▸ Instructions for the task: Copy nothing but the text: reproduce each line of the listing exactly and leave the pictures out.

▸ Data excerpt:
•••••

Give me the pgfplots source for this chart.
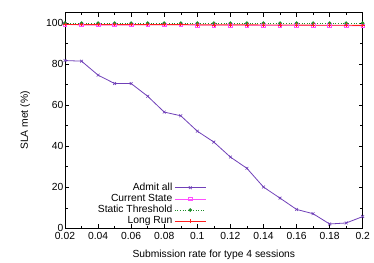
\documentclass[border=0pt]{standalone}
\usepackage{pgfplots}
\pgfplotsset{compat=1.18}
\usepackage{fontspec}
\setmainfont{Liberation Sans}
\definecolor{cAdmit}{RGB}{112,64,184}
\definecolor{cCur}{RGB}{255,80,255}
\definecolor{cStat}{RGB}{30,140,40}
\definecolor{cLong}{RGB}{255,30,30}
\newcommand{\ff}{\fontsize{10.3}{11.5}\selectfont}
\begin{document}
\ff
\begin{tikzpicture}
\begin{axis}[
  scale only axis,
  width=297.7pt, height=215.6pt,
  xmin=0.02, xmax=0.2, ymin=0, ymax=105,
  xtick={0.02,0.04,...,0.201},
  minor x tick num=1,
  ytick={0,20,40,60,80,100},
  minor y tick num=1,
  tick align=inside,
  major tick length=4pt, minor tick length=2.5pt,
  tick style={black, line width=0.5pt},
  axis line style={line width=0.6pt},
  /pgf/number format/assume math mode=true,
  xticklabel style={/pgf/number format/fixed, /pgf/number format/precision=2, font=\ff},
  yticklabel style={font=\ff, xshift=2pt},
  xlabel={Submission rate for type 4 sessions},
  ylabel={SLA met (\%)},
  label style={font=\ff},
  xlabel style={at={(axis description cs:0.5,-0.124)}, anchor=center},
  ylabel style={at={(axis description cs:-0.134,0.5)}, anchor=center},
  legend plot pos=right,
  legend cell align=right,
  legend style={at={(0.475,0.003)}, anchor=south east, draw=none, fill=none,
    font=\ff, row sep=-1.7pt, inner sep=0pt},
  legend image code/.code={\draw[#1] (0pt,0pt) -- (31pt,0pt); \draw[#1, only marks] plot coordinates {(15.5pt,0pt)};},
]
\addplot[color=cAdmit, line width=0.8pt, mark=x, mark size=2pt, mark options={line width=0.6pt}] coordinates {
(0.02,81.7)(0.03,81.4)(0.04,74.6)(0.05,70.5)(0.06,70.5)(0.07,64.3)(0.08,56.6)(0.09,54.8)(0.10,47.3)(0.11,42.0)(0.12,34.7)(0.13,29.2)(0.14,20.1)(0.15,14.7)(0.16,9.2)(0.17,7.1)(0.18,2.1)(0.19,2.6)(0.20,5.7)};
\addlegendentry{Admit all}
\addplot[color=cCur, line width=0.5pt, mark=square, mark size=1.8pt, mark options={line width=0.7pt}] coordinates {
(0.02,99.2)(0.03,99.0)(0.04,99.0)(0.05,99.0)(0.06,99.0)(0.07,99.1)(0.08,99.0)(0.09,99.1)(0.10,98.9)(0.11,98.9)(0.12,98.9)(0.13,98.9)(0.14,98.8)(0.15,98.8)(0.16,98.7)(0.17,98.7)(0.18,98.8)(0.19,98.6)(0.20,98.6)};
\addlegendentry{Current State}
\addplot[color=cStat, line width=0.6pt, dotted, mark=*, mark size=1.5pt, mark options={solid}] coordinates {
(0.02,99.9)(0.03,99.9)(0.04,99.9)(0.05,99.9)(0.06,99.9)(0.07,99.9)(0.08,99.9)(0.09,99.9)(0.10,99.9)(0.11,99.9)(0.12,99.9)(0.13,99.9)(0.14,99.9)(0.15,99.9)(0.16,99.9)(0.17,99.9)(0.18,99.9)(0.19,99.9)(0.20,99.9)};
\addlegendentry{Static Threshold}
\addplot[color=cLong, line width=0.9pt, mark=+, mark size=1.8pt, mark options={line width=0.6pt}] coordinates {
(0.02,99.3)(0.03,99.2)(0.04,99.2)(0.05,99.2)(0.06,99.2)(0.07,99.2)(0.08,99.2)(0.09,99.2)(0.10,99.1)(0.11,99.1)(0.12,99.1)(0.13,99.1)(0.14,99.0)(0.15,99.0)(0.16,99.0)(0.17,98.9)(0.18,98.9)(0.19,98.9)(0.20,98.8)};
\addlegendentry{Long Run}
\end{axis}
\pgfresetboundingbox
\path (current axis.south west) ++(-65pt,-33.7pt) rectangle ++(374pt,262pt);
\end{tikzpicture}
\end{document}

•••••

▸ Expected answer:
Give me the pgfplots source for this chart.
\documentclass[border=0pt]{standalone}
\usepackage{pgfplots}
\pgfplotsset{compat=1.18}
\usepackage{fontspec}
\setmainfont{Liberation Sans}
\definecolor{cAdmit}{RGB}{112,64,184}
\definecolor{cCur}{RGB}{255,80,255}
\definecolor{cStat}{RGB}{30,140,40}
\definecolor{cLong}{RGB}{255,30,30}
\newcommand{\ff}{\fontsize{10.3}{11.5}\selectfont}
\begin{document}
\ff
\begin{tikzpicture}
\begin{axis}[
  scale only axis,
  width=297.7pt, height=215.6pt,
  xmin=0.02, xmax=0.2, ymin=0, ymax=105,
  xtick={0.02,0.04,...,0.201},
  minor x tick num=1,
  ytick={0,20,40,60,80,100},
  minor y tick num=1,
  tick align=inside,
  major tick length=4pt, minor tick length=2.5pt,
  tick style={black, line width=0.5pt},
  axis line style={line width=0.6pt},
  /pgf/number format/assume math mode=true,
  xticklabel style={/pgf/number format/fixed, /pgf/number format/precision=2, font=\ff},
  yticklabel style={font=\ff, xshift=2pt},
  xlabel={Submission rate for type 4 sessions},
  ylabel={SLA met (\%)},
  label style={font=\ff},
  xlabel style={at={(axis description cs:0.5,-0.124)}, anchor=center},
  ylabel style={at={(axis description cs:-0.134,0.5)}, anchor=center},
  legend plot pos=right,
  legend cell align=right,
  legend style={at={(0.475,0.003)}, anchor=south east, draw=none, fill=none,
    font=\ff, row sep=-1.7pt, inner sep=0pt},
  legend image code/.code={\draw[#1] (0pt,0pt) -- (31pt,0pt); \draw[#1, only marks] plot coordinates {(15.5pt,0pt)};},
]
\addplot[color=cAdmit, line width=0.8pt, mark=x, mark size=2pt, mark options={line width=0.6pt}] coordinates {
(0.02,81.7)(0.03,81.4)(0.04,74.6)(0.05,70.5)(0.06,70.5)(0.07,64.3)(0.08,56.6)(0.09,54.8)(0.10,47.3)(0.11,42.0)(0.12,34.7)(0.13,29.2)(0.14,20.1)(0.15,14.7)(0.16,9.2)(0.17,7.1)(0.18,2.1)(0.19,2.6)(0.20,5.7)};
\addlegendentry{Admit all}
\addplot[color=cCur, line width=0.5pt, mark=square, mark size=1.8pt, mark options={line width=0.7pt}] coordinates {
(0.02,99.2)(0.03,99.0)(0.04,99.0)(0.05,99.0)(0.06,99.0)(0.07,99.1)(0.08,99.0)(0.09,99.1)(0.10,98.9)(0.11,98.9)(0.12,98.9)(0.13,98.9)(0.14,98.8)(0.15,98.8)(0.16,98.7)(0.17,98.7)(0.18,98.8)(0.19,98.6)(0.20,98.6)};
\addlegendentry{Current State}
\addplot[color=cStat, line width=0.6pt, dotted, mark=*, mark size=1.5pt, mark options={solid}] coordinates {
(0.02,99.9)(0.03,99.9)(0.04,99.9)(0.05,99.9)(0.06,99.9)(0.07,99.9)(0.08,99.9)(0.09,99.9)(0.10,99.9)(0.11,99.9)(0.12,99.9)(0.13,99.9)(0.14,99.9)(0.15,99.9)(0.16,99.9)(0.17,99.9)(0.18,99.9)(0.19,99.9)(0.20,99.9)};
\addlegendentry{Static Threshold}
\addplot[color=cLong, line width=0.9pt, mark=+, mark size=1.8pt, mark options={line width=0.6pt}] coordinates {
(0.02,99.3)(0.03,99.2)(0.04,99.2)(0.05,99.2)(0.06,99.2)(0.07,99.2)(0.08,99.2)(0.09,99.2)(0.10,99.1)(0.11,99.1)(0.12,99.1)(0.13,99.1)(0.14,99.0)(0.15,99.0)(0.16,99.0)(0.17,98.9)(0.18,98.9)(0.19,98.9)(0.20,98.8)};
\addlegendentry{Long Run}
\end{axis}
\pgfresetboundingbox
\path (current axis.south west) ++(-65pt,-33.7pt) rectangle ++(374pt,262pt);
\end{tikzpicture}
\end{document}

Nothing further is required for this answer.